What follows in this article are some dream work psychniques I often use to help people improve self-image, reduce anxiety and boost confidence prior to interviews and other public performances. I use the word psychnique instead of technique, because we are using our psyches instead of a technical apparatus.

Take Another Look

I discovered an effective method in the book Dreamworking by Strephon Kaplan Williams:

Write down of your dreams. Choose a character from the dream, and then imagine you are looking at yourself from that character’s point of view.

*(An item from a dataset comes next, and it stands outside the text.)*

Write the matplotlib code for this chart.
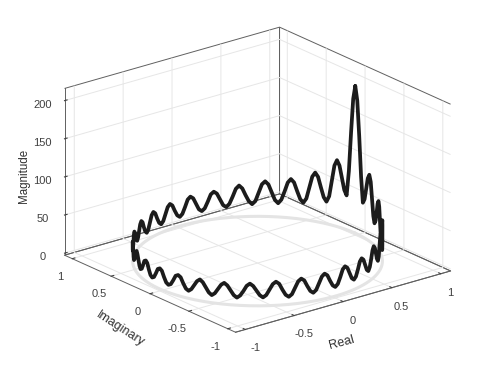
import matplotlib
matplotlib.use('Agg')
import matplotlib.pyplot as plt
from matplotlib.transforms import ScaledTranslation
import numpy as np

plt.rcParams['font.family'] = ['Liberation Sans', 'DejaVu Sans']

# magnitude, 0 to 180 degrees, the lower half mirrors it
mag_half = [193, 175, 130, 78, 45,
            51, 66, 81, 87,
            79, 58, 37, 29,
            34, 46, 59, 64,
            58, 43, 28, 22,
            26, 36, 47, 51,
            46, 34, 23, 18,
            22, 32, 42, 46,
            42, 31, 20, 16,
            20, 28, 37, 41,
            37, 27, 18, 14,
            17, 25, 33, 36,
            33, 24, 16, 13,
            16, 24, 32, 35,
            32, 23, 15, 12,
            15, 22, 30, 33,
            30, 22, 14, 11,
            14, 21, 29, 32,
            29, 21, 13, 10,
            13, 20, 28, 31,
            28, 21, 14, 11,
            14, 20, 26, 29,
            26, 19, 13, 10,
            13, 19, 25, 28,
            25, 19, 13, 10,
            13, 19, 25, 28,
            25, 19, 13, 10,
            12, 18, 25, 27,
            25, 18, 12, 10,
            12, 18, 25, 27]
real_ticks = [-1, -0.5, 0, 0.5, 1]
imag_ticks = [-1, -0.5, 0, 0.5, 1]
mag_ticks = [0, 50, 100, 150, 200]
tick_labels = ['-1', '-0.5', '0', '0.5', '1']
xy_lim = 1.1
z_low, z_high = -2.6, 216

mag = np.array(mag_half + mag_half[-2::-1])
theta = np.radians(np.linspace(0, 360, len(mag)))
re = np.cos(theta)
im = np.sin(theta)

fig = plt.figure(figsize=(4.98, 3.74), dpi=100)
ax = fig.add_axes([0.007, 0.006, 1, 1], projection='3d', proj_type='ortho', computed_zorder=False)
ax.view_init(elev=21, azim=-128.5)
ax.set_box_aspect((1, 1, 0.65), zoom=1.11)

ax.plot(re, im, np.zeros(len(mag)), color='#e4e4e4', lw=2.2, zorder=2)
ax.plot(re, im, mag, color='#1c1c1c', lw=2.7, zorder=3, solid_joinstyle='round', solid_capstyle='round')

ax.set_xlim(-xy_lim, xy_lim)
ax.set_ylim(-xy_lim, xy_lim)
ax.set_zlim(z_low, z_high)
ax.set_xticks(real_ticks, tick_labels)
ax.set_yticks(imag_ticks, tick_labels)
ax.set_zticks(mag_ticks)
ax.tick_params(labelsize=8, colors='#404040', pad=0)
ax.zaxis.set_ticks_position('upper')

# clear pane fill, a white one would cover half of its neighbour's edge
for axis in (ax.xaxis, ax.yaxis, ax.zaxis):
    axis.pane.set_alpha(None)
    axis.pane.set_facecolor((1, 1, 1, 0))
    axis.pane.set_edgecolor('#606060')
    axis.pane.set_linewidth(0.7)
    axis.line.set_color('#606060')
    axis.line.set_linewidth(0.7)
    axis._axinfo['grid']['color'] = '#e6e6e6'
    axis._axinfo['grid']['linewidth'] = 0.7
    axis._axinfo['tick']['inward_factor'] = 0.0
    axis._axinfo['tick']['outward_factor'] = 0.15

# nudge the tick labels, in pixels
for axis, dx, dy in ((ax.xaxis, 6, 6), (ax.yaxis, -2, 6), (ax.zaxis, 2, 7)):
    for tick in axis.get_major_ticks():
        tick.label1.set_transform(ax.transData + ScaledTranslation(dx / 100, dy / 100, fig.dpi_scale_trans))

fig.text(24 / 498, 1 - 176 / 374, 'Magnitude', rotation=90, fontsize=8.3, color='#303030', ha='center', va='center')
fig.text(120 / 498, 1 - 329 / 374, 'Imaginary', rotation=-33, fontsize=9, color='#303030', ha='center', va='center')
fig.text(342 / 498, 1 - 343 / 374, 'Real', rotation=15, fontsize=9, color='#303030', ha='center', va='center')

fig.savefig('out.png', dpi=100)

When I first tried changing the point of view in an anxiety dream I once had, I was genuinely surprised at my appearance. I looked nervous and self-conscious. I fidgeted and seemed unaware of my surroundings. These traits revealed themselves despite my confidence in a current project. The experience was similar to the same kind of shock when he hear our voice for the first time on a tape recorder or when we see ourselves on a video tape. I didn’t recognize that perception of myself. I t was much different than looking into a mirror. Try it for yourself.

Did You Dream Last Night?

Don’t worry if you have trouble remembering your dream. Keep a journal by your bedside, and if you have a dream, write it down in the morning. Also, a small tape recorder is a wonderful way to record dreams. Many times in the middle of the night, after waking up from a dream, I will reach for the tape recorder and narrate the dream. More detail and vividness is captured this way.

If you’re still concerned because you can’t remember your dreams, check out Dream Work by Jeremy Taylor. He lists several methods for maximizing dream recall.

Use Your Imagination

Dr. Jung conceived a method for enhancing creative and intuitive abilities called active imagination. He created this during a time when most people emphasized the analytical and rational mind. Still, he recognized many were cut off from the nourishing sources of their unconscious minds. In the dreamwork I do with clients, I have modified Jung’s method somewhat and named it Interactive Imagination.

Here is a very effective interactive psychnique to try prior to a job interview or presentation in front of your boss or co-workers:

1.Choose an anxiety dream or nightmare you have had that really caught your attention, and write it down. Make sure you highlight key symbols, people and places.

2. Close your eyes, and imagine that you are back in the dream. You have the choice to go wherever you want. Feel free to explore the dream. Pay attention to your breathing as you go along. Is it becoming constricted, or is it steady and relaxed? Make sure to alleviate tension and relax.

3. Pay close attention to how you respond to the dream you’re in. Are you nervous and tense, or are you at peace? remember that you have more options and alternatives than you did when you were having the dream. You’re awake now, and you are in control!

4. Now go up to one of the characters that appeared in the dream-someone that may have been the source of the anxiety-and offer a gift to them. How do they respond? Are they surprised? Do they become defensive? Pay close attention their reaction.

5. Now ask them to give you something back. Take note of what they give you. If they give something that you consider negative, keep asking until they offer you a pleasing gift.
(As an example, one client offered a hummingbird to a dream character. that person offered a rose quartz crystal in return, but after other useless items, such as trash were offered.)

6. Now take what has been offered to you, and imagine walking into the room where your upcoming job interview is taking place. Picture handing the object to the interviewer. How does he or she respond? You will know the answer simply by paying attention to whether you are tense or relaxed.

Remember: these are not the actual people in real life, but how the unconscious mind responds to your attitudes towards them. This is one of the many dream work methods that you can use to enhance your chances of having an effective and relaxed job interview or presentation. Remember that these psychnique can be applied to many different situations-the work environment, school or home.